Washington County Attorney Allyson Wilkinson correctly advised the County Commission against going into executive session — away from public scrutiny — Tuesday as it met to discuss the 20-year lease-to-own deal with Jonesborough to build a new K-8 school and sports complex using town bonds.
County Commissioner Kent Harris was hesitant to ask questions about the deal considering the supposed threat of a lawsuit from Johnson City, so he suggested an executive session. Wilkinson replied that closed sessions are only allowed under the state’s Sunshine Law in cases where litigation has been filed or is pending. She said the interests of “transparency” would be better served if Harris and his colleagues kept their questions “broad.”
Her sound advice was in sharp contrast to the ill-advised step Jonesborough’s Board of Mayor and Aldermen took last month when it shut the public out of discussions to meet with attorneys about the lease agreement. Town Attorney Jim Wheeler, who also serves on the County Commission, should have known better.
Wilkinson’s comment about transparency was spot on, as moving this discussion behind closed doors would only serve to heighten public suspicions, as well as the rancor between Washington County, Jonesborough and Johnson City officials.

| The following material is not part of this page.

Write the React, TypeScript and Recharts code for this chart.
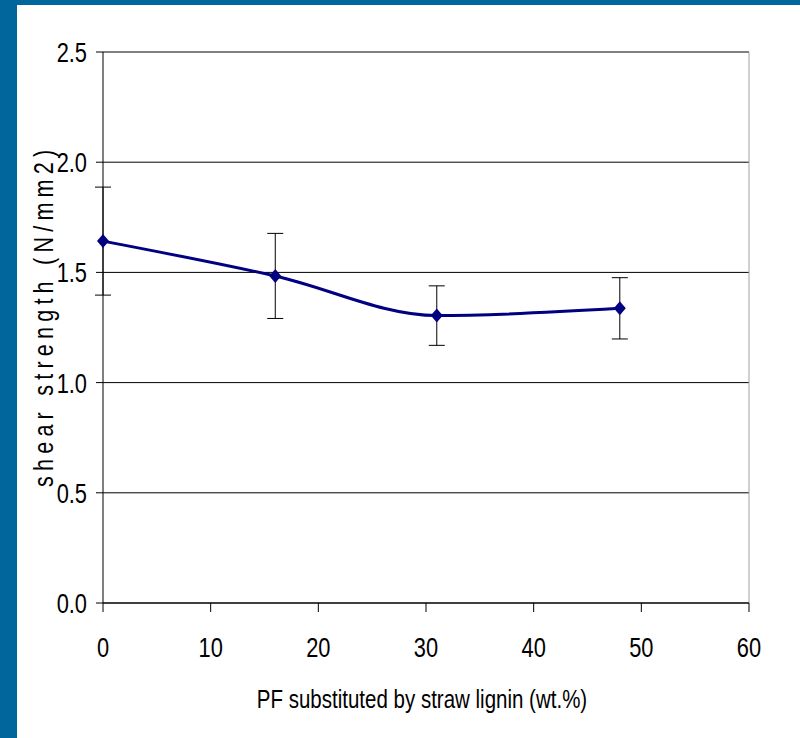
import { LineChart, Line, XAxis, YAxis, CartesianGrid, ErrorBar, ReferenceLine, Label } from 'recharts';

const substitution = [0, 16, 31, 48];
const shearStrength = [1.642, 1.484, 1.304, 1.337];
const errors = [0.245, 0.193, 0.135, 0.139];

const xTicks = [0, 10, 20, 30, 40, 50, 60];
const yTicks = [0, 0.5, 1.0, 1.5, 2.0, 2.5];

const data = substitution.map((x, i) => ({ x, y: shearStrength[i], err: errors[i] }));

const FONT = '"Liberation Sans", Arial, sans-serif';

// no narrow font installed, so squeeze the text horizontally
const Diamond = (props: any) => {
  const { cx, cy } = props;
  if (cx == null || cy == null) return null;
  return <path d={`M${cx},${cy - 7} L${cx + 6},${cy} L${cx},${cy + 7} L${cx - 6},${cy} Z`} fill="#000080" />;
};

const YTick = (props: any) => {
  const { x, y, payload } = props;
  return (
    <g transform={`translate(${x},${y})`}>
      <text transform="scale(0.78,1)" textAnchor="end" dy="0.36em" fontFamily={FONT} fontSize={28} fill="#000">
        {Number(payload.value).toFixed(1)}
      </text>
    </g>
  );
};

const XTick = (props: any) => {
  const { x, y, payload } = props;
  return (
    <g transform={`translate(${x},${y})`}>
      <text transform="scale(0.78,1)" textAnchor="middle" dy="0.72em" fontFamily={FONT} fontSize={28} fill="#000">
        {payload.value}
      </text>
    </g>
  );
};

const XTitle = () => (
  <g transform="translate(422,708)">
    <text transform="scale(0.82,1)" textAnchor="middle" fontFamily={FONT} fontSize={25} fill="#000">
      PF substituted by straw lignin (wt.%)
    </text>
  </g>
);

const YTitle = () => (
  <g transform="translate(53,487) rotate(-90)">
    <text transform="scale(0.8,1)" textAnchor="start" fontFamily={FONT} fontSize={27} letterSpacing={6.5} fill="#000">
      shear strength (N/mm2)
    </text>
  </g>
);

export default function App() {
  return (
    <div style={{ position: 'absolute', left: 0, top: 0, width: 800, height: 738, background: '#00669c' }}>
      <div style={{ position: 'absolute', left: 17, top: 5, width: 783, height: 733, background: '#fff' }} />
      <div style={{ position: 'absolute', left: 0, top: 0 }}>
        <LineChart width={800} height={738} data={data} margin={{ top: 52, right: 51, bottom: 0, left: 0 }}>
          <CartesianGrid vertical={false} stroke="#000" strokeWidth={1} />
          <XAxis
            type="number"
            dataKey="x"
            domain={[0, 60]}
            ticks={xTicks}
            height={135}
            tickSize={9}
            tickMargin={25}
            stroke="#000"
            tick={<XTick />}
          >
            <Label content={<XTitle />} />
          </XAxis>
          <YAxis
            type="number"
            domain={[0, 2.5]}
            ticks={yTicks}
            width={103}
            tickSize={7}
            tickMargin={9}
            stroke="#000"
            tick={<YTick />}
          >
            <Label content={<YTitle />} />
          </YAxis>
          <ReferenceLine y={2.5} stroke="#808080" strokeWidth={2} />
          <ReferenceLine x={60} stroke="#a0a0a0" strokeWidth={1} />
          <Line
            type="monotone"
            dataKey="y"
            stroke="#000080"
            strokeWidth={3}
            dot={<Diamond />}
            activeDot={false}
            isAnimationActive={false}
          >
            <ErrorBar dataKey="err" direction="y" width={8} stroke="#000" strokeWidth={1} />
          </Line>
        </LineChart>
      </div>
    </div>
  );
}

Speaking of that rancor, some involved seem hellbent on derailing what could be an amicable solution between the county and the city regarding how to fairly and morally fund school construction projects.
As the bond/lease proposal stands, it would shut city students, who also are Washington County residents, out of their state-mandated share (47.76% on a per-pupil basis) of what would normally be county bonds issued for schools. This despite the fact that Johnson City property owners pay about 60% of the estimated $24.5 million in county property taxes collected for schools
Since 2016, city school board members consistently have protested Washington County’s use of a court-tested loophole in the law allowing a county to use cash exclusively for county school projects without an apportioned amount for students in city schools. That’s how the county would pay the lease and thereby Jonesborough’s bonds.

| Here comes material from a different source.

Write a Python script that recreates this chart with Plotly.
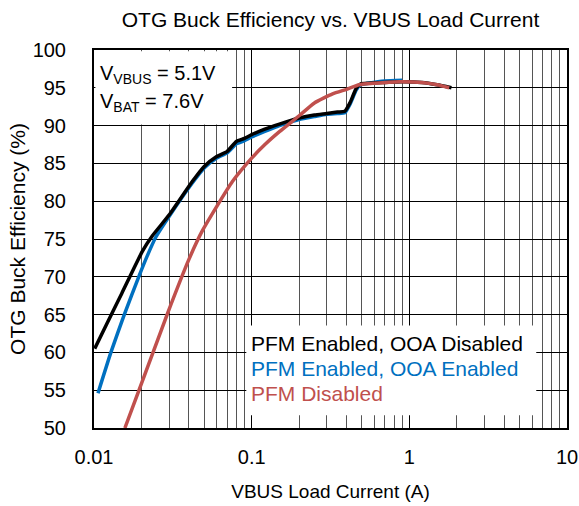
import plotly.graph_objects as go

# 데이터
names = ['PFM Enabled, OOA Disabled', 'PFM Enabled, OOA Enabled', 'PFM Disabled']
colors = ['#000000', '#0070C0', '#C0504D']

black_x = [0.0101, 0.012, 0.015, 0.0203, 0.0234, 0.030, 0.042, 0.05, 0.06, 0.07, 0.08, 0.09,
           0.1, 0.12, 0.15, 0.2, 0.25, 0.3, 0.35, 0.39, 0.42, 0.46, 0.49, 0.55, 0.7, 0.9, 1.2, 1.5, 1.85]
black_y = [60.5, 63.7, 67.8, 73.4, 75.4, 78.2, 82.6, 84.6, 85.9, 86.6, 87.9, 88.3,
           88.8, 89.5, 90.2, 91.0, 91.4, 91.6, 91.8, 91.9, 93.0, 94.9, 95.5, 95.6, 95.7, 95.8, 95.7, 95.4, 95.0]

blue_x = [0.0106, 0.0128, 0.0155, 0.0193, 0.0218, 0.0246, 0.03, 0.042, 0.05, 0.06, 0.07, 0.08, 0.09,
          0.1, 0.12, 0.15, 0.2, 0.25, 0.3, 0.35, 0.39, 0.42, 0.46, 0.49, 0.55, 0.7, 0.9]
blue_y = [54.6, 60.0, 64.9, 70.1, 72.8, 75.2, 78.0, 82.4, 84.4, 85.7, 86.4, 87.6, 88.0,
          88.5, 89.2, 90.0, 90.8, 91.2, 91.5, 91.6, 91.7, 92.8, 94.7, 95.4, 95.6, 95.9, 96.0]

red_x = [0.0157, 0.0193, 0.0292, 0.040, 0.0487, 0.0755, 0.1, 0.12, 0.15, 0.2, 0.25, 0.326,
         0.4, 0.481, 0.6, 0.865, 1.2, 1.5, 1.79]
red_y = [50.0, 55.0, 65.1, 72.3, 76.1, 82.6, 85.7, 87.4, 89.2, 91.3, 93.0, 94.2,
         94.8, 95.4, 95.6, 95.8, 95.7, 95.4, 95.0]

y_ticks = [50, 55, 60, 65, 70, 75, 80, 85, 90, 95, 100]
x_ticks = [0.01, 0.1, 1, 10]
x_tick_labels = ['0.01', '0.1', '1', '10']

FONT = 'Arial, Liberation Sans, sans-serif'

fig = go.Figure()
# 그리는 순서: 파랑 -> 검정 -> 빨강
for xs, ys, i in [(blue_x, blue_y, 1), (black_x, black_y, 0), (red_x, red_y, 2)]:
    fig.add_trace(go.Scatter(
        x=xs, y=ys, mode='lines', name=names[i],
        line=dict(color=colors[i], width=3.5, shape='spline', smoothing=0.5),
    ))

# 범례 박스 (흰 배경 + 색 글자)
fig.add_shape(type='rect', xref='paper', yref='paper', x0=0.322, x1=0.935, y0=0.034, y1=0.271,
              fillcolor='white', line_width=0, layer='above')
for i, yy in enumerate([0.224, 0.158, 0.092]):
    fig.add_annotation(xref='paper', yref='paper', x=0.327, y=yy, text=names[i],
                       showarrow=False, xanchor='left', yanchor='middle',
                       font=dict(family=FONT, size=21, color=colors[i]))

# 조건 박스
fig.add_shape(type='rect', xref='paper', yref='paper', x0=0.003, x1=0.292, y0=0.803, y1=0.997,
              fillcolor='white', line_width=0, layer='above')
fig.add_annotation(xref='paper', yref='paper', x=0.008, y=0.934,
                   text='V<sub>VBUS</sub> = 5.1V', showarrow=False, xanchor='left', yanchor='middle',
                   font=dict(family=FONT, size=20, color='black'))
fig.add_annotation(xref='paper', yref='paper', x=0.008, y=0.862,
                   text='V<sub>BAT</sub> = 7.6V', showarrow=False, xanchor='left', yanchor='middle',
                   font=dict(family=FONT, size=20, color='black'))

fig.update_layout(
    width=579, height=506,
    margin=dict(l=94, r=12, t=50, b=78, autoexpand=False),
    paper_bgcolor='white', plot_bgcolor='white',
    showlegend=False,
    font=dict(family=FONT, size=20, color='black'),
    title=dict(text='OTG Buck Efficiency vs. VBUS Load Current', x=0.5, xref='paper',
               y=0.961, yanchor='middle', font=dict(size=21)),
)
fig.update_xaxes(
    type='log', range=[-2, 1], automargin=False,
    tickvals=x_ticks, ticktext=x_tick_labels,
    showgrid=True, gridcolor='black', gridwidth=1,
    minor=dict(showgrid=True, gridcolor='#555555', gridwidth=1, dtick='D1', ticks=''),
    showline=True, linecolor='black', linewidth=2, mirror=True,
    ticks='', ticklabelstandoff=10, ticklabeloverflow='allow',
    title=dict(text='VBUS Load Current (A)', standoff=18, font=dict(size=19)),
    zeroline=False,
)
fig.update_yaxes(
    range=[50, 100], tickvals=y_ticks, automargin=False,
    showgrid=True, gridcolor='black', gridwidth=1,
    showline=True, linecolor='black', linewidth=2, mirror=True,
    ticks='', ticklabelstandoff=22,
    title=dict(text='OTG Buck Efficiency (%)', standoff=1, font=dict(size=21)),
    zeroline=False,
)

# body 기본 여백 제거, 툴바 숨김
fig.write_html('out.html', config={'displayModeBar': False},
               post_script="document.body.style.margin='0';document.body.style.overflow='hidden';")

As we advocated in Sunday’s edition, county and city leaders appear to be close to hammering out an agreement that would avoid litigation and provide funding for both the Jonesborough project and the growing city school district’s building needs.
Washington County Board of Education Chairman Keith Ervin was on that track when he spoke at Monday’s Johnson City Board of Education meeting with a conciliatory tone. He said he would like to see a solution that benefits both systems, and “I support all kids in Washington County.”

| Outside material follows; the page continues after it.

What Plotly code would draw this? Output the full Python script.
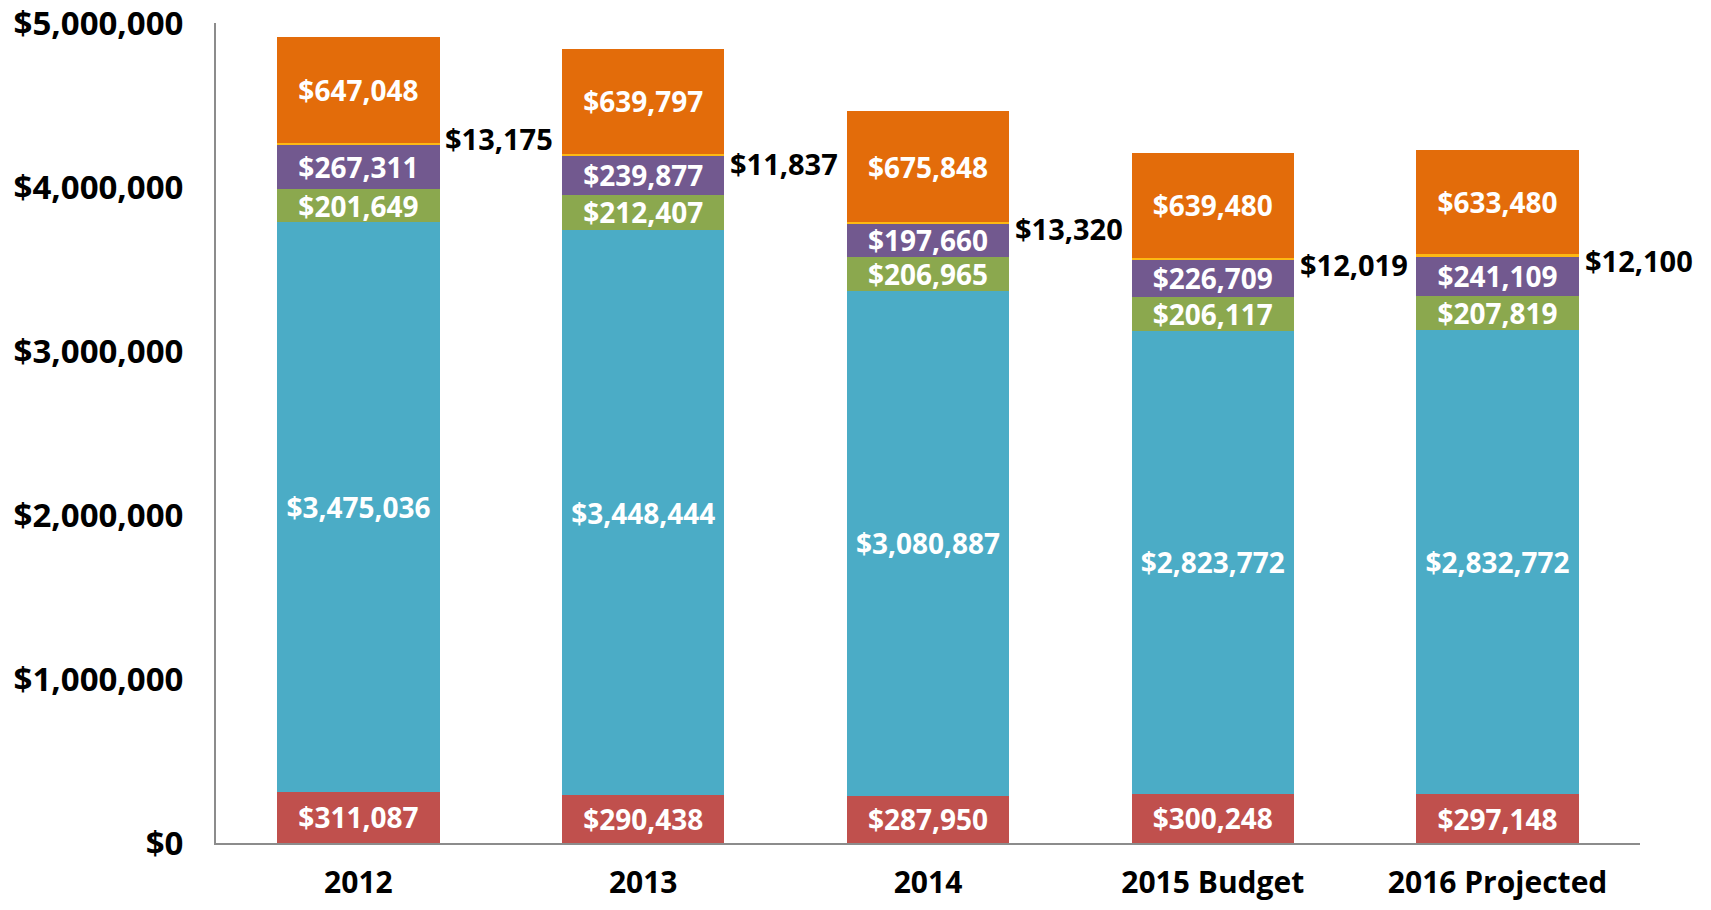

At that same meeting, city school board Chairman Tim Belisle expressed support for a Jonesborough school project, but he lobbed more heavy criticism at the county over the funding methods. He said commissioners had wasted time on deciding on a Jonesborough school plan while figuring out how to avoid returning funds to citizens in Johnson City.
In response, Jonesborough Mayor Chuck Vest took Belisle to task in an email to city leaders reprinted Wednesday in our sister paper, the Herald & Tribune. Though he acknowledged the city’s needs, Vest essentially told the city to stay out of Jonesborough’s way on the school plan and trust the County Commission to separately pony up for the city down the road. Historically speaking, the city would have little reason to offer that trust, given the county’s use of the loophole.
While he pledged to support the city’s quest for funds in the end, Vest even went as far as to accuse Johnson City of endangering Jonesborough students “longer than good people should allow” by putting the city’s needs for school projects into the mix now.
Both the mayor and the city school board chairman obviously are passionate about the needs. They should be, but those passions could work against them. Belisle might just be unintentionally baiting county commissioners right out of negotiations. Vest using emotional hyperbole and telling the city to take a massive leap of faith. He might just be unintentionally baiting the city into filing suit.
None of this will get us to a solution. At the risk of using outdated lingo, we have some advice for all involved: Chill.
Let the negotiations play out. Which do you want? A few more weeks of talks or a few years of litigation?
And let’s keep it all in the public eye — no more talk of executive sessions.